Was at pg yesterday and today wif benny, wl, 'oh mai khan kevin', wai choong. we went EPCC. we ate. and we ate. and we ate some more. twas a 'fulfilling' makan trip. heh.

everyone is moving on. somehow. I am too I guess. Went for 4 interviews. Ended up with 3 offers. on the spot. Hmm..I can't help thinking is it a really that low requirement job or they really did like me? heh..Wat I'm doing? I'm going into sales engineering. May sound like a loser. I dunno. I've thought long and hard. I don't think I'm gonna change it. Had some really harsh comments from some people went I told them about it though. Some said ' sales engineering? where got future? tell me where can you go from there? if got future I would have been it long time already.' I didn't show it. But I was kinda hurt by that comment. It might be true. But it took me a lot of time and guts to make that decision. heh. whatever. dowanna justify myself here.

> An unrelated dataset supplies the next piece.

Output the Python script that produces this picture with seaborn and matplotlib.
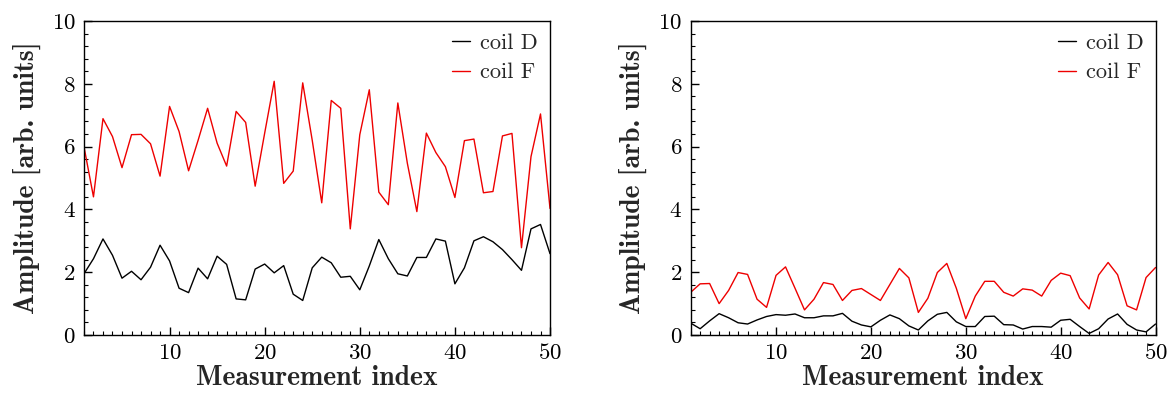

Interviews. I had 4 , in fact 5 in two days till I can almost predict the questions they're gonna ask you. There was a question asked by my interviewer that got me thinking till now. He asked' What is it that you want in life? What is important in your life? What do you consider a success? ' Try asking yourself this question, just with no time to think it through and one pair of eyes staring at you waitin for the answer. Honestly, try asking yourself this question. Don't give me the answers we're 'programmed' and taught to answer. etc: God, serving God..bla bla...think it through first.

I can't deny that there were a few times I imagined myself climbing the corporate ladder, earning big bucks...marrying a beautiful and wonderful wife, having 3,4 wonderful children...while still serving God in church..doing the normal things you see our church uncles and aunties do...life sounds good right? It this what I want in life?

Life's short. It hit me in the face when I was driving that day and we came along a funeral procession. They were 'walking the dead' for the final mile or something. I came to thinking..life...my life..how do you wanna use it? how do you wanna spend it? only one chance.

With this new job, will I be able to walk where God wants me to? sales. long nights. hard work. running around. how do I glorify God and live according to His will ? I don't wanna end up facing God in heaven one day, and say' erm..God..Hi. Sorry I forgot all about doing what you want me to do..erm...I made a million bucks though. I'm CEO of bla bla...'

.....................


On another note, it was good to be around friends in KL again. Or it was what I thought it would be. Everyone seems so near, and yet feels so far too. Maybe it's just me. Have you ever been in a situation when sometimes you try to enter a group or circle of friends, but upon seeing that they're so tight and close to one another, you just feel that it doesn't matter what you do, you'll never be able to get in? Maybe it's just me again. heh. And you're left with no one. Sometimes smiles and hugs don matter anymore. It's become something exterior. It's the interior that matters. I'm sick of it. maybe stepping out was a bad idea after all..


It was good having fresh faces during that two weeks in the foreign land...maybe it's what I should do now..a fresh beginning...free from the past...free from your past...free from..yeah..you too...


ciaoz.

1 Comments:

  • Only idiots/nerds who stereotype says sales engineering has no future.

    If you are selling what you know, passionate about your products, and make promises you can keep and maintain your integrity - sales engineers are the one making the $$$. NOT some R&D engineer!!

    Dude, do what you really want to do. And don't succumb to ppl's views of your life.